(Excerpt from a dataset)
[start]

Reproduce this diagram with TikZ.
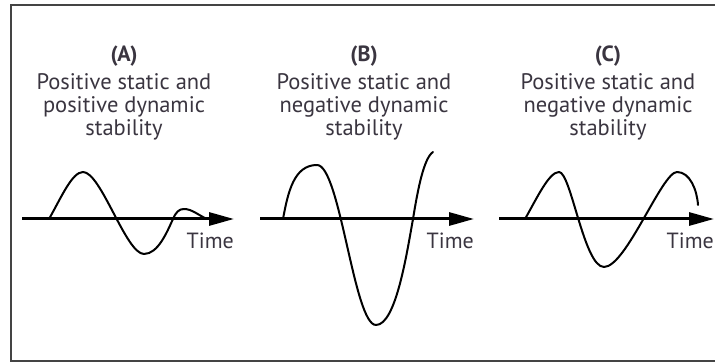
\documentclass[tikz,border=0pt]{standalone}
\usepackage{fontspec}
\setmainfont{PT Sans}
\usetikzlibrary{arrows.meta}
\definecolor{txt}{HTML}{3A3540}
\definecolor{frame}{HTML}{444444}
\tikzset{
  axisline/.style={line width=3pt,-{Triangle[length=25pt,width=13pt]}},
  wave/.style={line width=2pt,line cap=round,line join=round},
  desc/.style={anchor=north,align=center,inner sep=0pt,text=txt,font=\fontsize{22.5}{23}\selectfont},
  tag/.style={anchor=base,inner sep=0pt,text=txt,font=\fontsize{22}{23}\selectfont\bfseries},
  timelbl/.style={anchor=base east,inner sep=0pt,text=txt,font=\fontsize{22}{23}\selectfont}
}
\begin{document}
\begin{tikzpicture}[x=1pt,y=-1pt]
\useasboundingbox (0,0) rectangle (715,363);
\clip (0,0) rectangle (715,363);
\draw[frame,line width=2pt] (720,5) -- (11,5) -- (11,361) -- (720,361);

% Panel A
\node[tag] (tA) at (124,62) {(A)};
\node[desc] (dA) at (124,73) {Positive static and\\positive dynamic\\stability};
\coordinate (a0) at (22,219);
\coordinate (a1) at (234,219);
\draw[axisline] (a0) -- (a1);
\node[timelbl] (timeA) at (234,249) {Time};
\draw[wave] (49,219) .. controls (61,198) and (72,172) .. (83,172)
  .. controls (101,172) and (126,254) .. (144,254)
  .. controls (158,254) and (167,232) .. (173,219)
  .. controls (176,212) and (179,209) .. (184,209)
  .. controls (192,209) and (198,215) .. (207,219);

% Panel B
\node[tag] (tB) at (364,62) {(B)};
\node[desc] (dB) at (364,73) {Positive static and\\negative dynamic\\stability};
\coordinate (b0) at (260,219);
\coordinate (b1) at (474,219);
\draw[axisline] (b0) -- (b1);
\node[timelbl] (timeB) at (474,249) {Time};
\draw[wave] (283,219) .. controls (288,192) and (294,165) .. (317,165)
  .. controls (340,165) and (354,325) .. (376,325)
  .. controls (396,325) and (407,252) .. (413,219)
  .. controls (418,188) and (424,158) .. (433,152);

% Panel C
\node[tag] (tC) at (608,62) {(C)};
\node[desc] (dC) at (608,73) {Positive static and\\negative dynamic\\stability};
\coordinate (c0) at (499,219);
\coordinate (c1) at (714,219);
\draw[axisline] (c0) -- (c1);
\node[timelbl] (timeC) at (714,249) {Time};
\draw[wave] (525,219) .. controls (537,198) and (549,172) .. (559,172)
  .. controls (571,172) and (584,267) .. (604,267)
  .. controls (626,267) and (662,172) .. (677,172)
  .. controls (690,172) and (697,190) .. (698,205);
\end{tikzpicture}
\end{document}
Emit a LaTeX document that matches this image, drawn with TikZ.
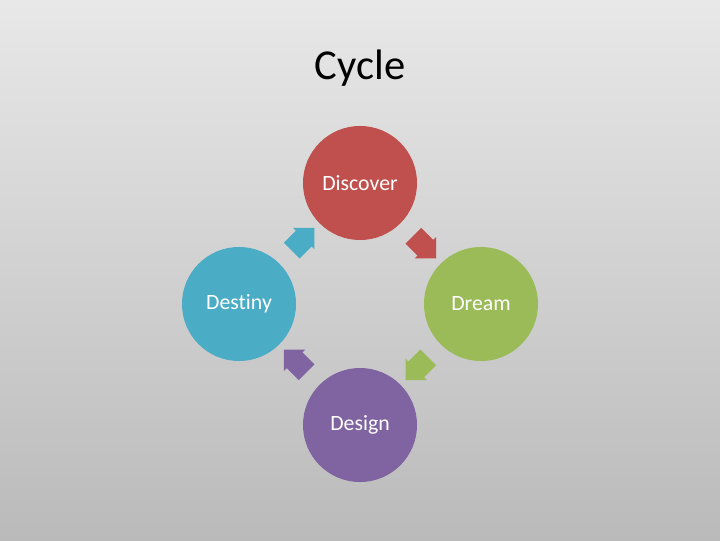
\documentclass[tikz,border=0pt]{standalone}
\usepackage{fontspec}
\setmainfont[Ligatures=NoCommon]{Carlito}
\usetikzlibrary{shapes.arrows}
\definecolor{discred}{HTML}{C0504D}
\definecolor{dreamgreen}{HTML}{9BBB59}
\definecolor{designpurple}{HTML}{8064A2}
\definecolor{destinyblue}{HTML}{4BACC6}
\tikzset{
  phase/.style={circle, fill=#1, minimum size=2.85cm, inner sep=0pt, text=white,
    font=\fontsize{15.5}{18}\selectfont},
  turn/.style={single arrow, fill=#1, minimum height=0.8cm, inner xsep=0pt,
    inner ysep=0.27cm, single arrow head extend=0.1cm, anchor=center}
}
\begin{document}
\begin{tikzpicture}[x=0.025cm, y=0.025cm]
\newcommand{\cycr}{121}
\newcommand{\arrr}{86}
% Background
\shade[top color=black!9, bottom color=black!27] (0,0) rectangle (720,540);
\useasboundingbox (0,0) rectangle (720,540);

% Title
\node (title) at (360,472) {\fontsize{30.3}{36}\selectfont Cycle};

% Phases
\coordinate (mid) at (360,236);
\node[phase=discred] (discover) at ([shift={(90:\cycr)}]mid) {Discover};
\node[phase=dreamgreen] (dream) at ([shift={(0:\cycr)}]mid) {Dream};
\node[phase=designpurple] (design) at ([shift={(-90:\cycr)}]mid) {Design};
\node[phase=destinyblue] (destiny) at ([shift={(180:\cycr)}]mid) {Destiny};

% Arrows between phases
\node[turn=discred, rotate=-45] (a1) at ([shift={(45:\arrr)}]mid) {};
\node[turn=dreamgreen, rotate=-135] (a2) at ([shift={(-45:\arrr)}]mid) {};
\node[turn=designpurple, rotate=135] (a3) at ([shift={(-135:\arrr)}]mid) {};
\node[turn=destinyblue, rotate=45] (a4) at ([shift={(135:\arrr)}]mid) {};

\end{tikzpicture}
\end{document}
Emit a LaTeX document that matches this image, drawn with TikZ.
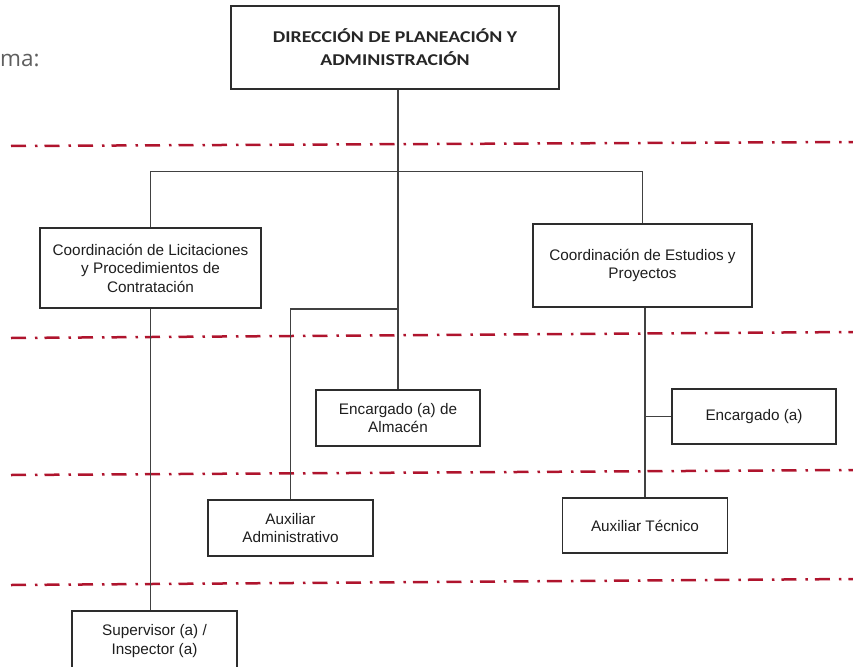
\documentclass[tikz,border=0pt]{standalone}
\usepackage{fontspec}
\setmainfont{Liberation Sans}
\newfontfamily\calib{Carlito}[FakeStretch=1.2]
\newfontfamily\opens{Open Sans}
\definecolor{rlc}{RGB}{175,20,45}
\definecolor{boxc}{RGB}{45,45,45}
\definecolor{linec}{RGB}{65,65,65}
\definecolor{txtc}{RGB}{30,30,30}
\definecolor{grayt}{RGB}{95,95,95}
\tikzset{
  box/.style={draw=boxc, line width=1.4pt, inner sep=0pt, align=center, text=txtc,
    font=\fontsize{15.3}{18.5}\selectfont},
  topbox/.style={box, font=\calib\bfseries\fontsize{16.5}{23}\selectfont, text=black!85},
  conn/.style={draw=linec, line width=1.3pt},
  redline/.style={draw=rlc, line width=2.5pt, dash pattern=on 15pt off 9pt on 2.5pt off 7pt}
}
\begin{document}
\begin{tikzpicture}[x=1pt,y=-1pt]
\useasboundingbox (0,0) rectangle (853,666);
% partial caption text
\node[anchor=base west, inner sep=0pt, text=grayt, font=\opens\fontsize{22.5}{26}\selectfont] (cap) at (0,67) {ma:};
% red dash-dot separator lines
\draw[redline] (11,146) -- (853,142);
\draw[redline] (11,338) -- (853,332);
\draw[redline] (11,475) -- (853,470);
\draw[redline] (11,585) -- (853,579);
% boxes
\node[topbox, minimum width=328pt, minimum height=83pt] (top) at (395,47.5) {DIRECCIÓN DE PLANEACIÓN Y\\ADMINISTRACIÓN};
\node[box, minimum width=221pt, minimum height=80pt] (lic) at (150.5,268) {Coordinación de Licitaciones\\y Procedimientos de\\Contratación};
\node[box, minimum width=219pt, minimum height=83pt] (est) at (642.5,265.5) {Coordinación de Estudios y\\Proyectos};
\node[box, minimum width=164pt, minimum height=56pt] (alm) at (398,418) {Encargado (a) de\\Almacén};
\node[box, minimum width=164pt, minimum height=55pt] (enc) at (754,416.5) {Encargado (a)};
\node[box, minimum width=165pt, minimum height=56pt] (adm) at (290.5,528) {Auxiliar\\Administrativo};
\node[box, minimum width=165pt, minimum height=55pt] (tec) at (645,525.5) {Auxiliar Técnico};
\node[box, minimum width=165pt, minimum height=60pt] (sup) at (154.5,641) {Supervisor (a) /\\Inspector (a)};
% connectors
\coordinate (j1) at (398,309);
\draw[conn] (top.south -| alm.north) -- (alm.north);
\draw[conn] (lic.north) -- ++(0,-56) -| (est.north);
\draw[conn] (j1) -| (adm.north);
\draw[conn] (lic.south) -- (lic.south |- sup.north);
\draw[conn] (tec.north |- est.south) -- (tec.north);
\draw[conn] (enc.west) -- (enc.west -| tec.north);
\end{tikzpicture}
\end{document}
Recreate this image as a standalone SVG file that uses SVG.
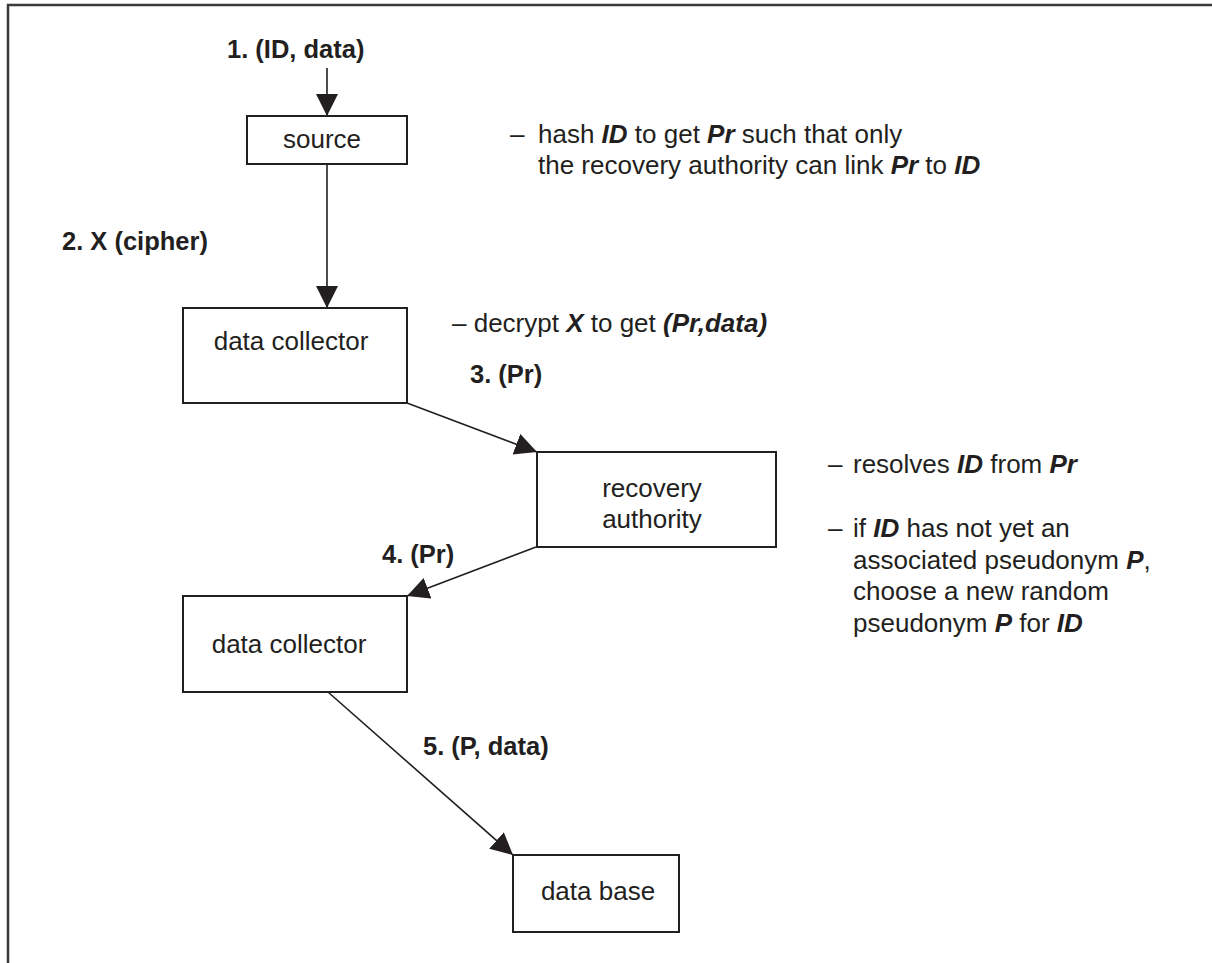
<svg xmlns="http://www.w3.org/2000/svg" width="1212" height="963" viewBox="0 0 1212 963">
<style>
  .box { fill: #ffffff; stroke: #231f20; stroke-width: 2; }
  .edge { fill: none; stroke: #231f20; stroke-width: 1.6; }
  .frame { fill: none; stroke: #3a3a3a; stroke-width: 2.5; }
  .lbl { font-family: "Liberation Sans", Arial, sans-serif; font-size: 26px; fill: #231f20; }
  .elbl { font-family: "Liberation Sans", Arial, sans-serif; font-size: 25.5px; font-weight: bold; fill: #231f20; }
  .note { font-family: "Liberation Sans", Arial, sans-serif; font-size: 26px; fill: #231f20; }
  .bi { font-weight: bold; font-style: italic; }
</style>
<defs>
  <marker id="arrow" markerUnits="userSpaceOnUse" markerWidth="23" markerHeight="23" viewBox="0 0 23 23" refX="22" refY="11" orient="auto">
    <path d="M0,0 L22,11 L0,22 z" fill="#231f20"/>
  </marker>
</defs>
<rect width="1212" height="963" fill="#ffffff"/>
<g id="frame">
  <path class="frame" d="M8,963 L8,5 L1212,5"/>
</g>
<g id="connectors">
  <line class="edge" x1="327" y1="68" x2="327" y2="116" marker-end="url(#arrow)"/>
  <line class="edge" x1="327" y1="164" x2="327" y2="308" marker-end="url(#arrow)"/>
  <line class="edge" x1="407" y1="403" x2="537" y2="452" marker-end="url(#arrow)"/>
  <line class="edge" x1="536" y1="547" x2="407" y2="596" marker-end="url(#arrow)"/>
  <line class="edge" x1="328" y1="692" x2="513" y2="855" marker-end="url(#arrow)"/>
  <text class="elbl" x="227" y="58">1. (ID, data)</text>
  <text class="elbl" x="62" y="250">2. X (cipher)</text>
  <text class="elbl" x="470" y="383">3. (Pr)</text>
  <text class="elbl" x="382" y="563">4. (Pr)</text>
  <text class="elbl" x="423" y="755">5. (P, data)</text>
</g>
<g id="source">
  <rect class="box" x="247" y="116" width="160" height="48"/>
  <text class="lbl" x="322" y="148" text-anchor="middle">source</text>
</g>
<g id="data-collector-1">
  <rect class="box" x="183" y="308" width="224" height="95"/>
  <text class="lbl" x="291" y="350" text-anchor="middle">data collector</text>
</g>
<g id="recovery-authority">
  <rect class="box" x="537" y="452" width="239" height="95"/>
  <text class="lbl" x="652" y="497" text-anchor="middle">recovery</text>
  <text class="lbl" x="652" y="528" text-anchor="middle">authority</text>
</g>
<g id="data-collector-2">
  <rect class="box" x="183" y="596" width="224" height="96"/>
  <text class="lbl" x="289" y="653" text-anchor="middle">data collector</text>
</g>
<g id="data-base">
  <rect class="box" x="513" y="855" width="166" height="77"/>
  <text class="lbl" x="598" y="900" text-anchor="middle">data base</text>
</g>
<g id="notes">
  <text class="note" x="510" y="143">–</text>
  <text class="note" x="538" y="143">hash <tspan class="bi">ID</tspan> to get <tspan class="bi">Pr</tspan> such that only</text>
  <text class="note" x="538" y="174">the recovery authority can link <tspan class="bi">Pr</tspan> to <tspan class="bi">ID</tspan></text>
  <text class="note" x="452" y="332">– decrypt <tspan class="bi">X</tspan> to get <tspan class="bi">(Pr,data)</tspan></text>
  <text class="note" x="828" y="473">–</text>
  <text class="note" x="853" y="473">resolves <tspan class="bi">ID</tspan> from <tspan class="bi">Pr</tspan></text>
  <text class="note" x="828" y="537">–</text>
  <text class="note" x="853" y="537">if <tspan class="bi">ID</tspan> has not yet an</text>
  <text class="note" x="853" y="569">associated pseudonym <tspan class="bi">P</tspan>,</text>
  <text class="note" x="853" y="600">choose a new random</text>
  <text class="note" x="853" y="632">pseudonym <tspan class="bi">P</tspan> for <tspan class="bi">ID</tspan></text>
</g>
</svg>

[end]

Filter the entries and copy out every line with the word "that".

Written answer -
Emit a LaTeX document that matches this image, drawn with TikZ.
Emit a LaTeX document that matches this image, drawn with TikZ.
Recreate this image as a standalone SVG file that uses SVG.
  <text class="note" x="538" y="143">hash <tspan class="bi">ID</tspan> to get <tspan class="bi">Pr</tspan> such that only</text>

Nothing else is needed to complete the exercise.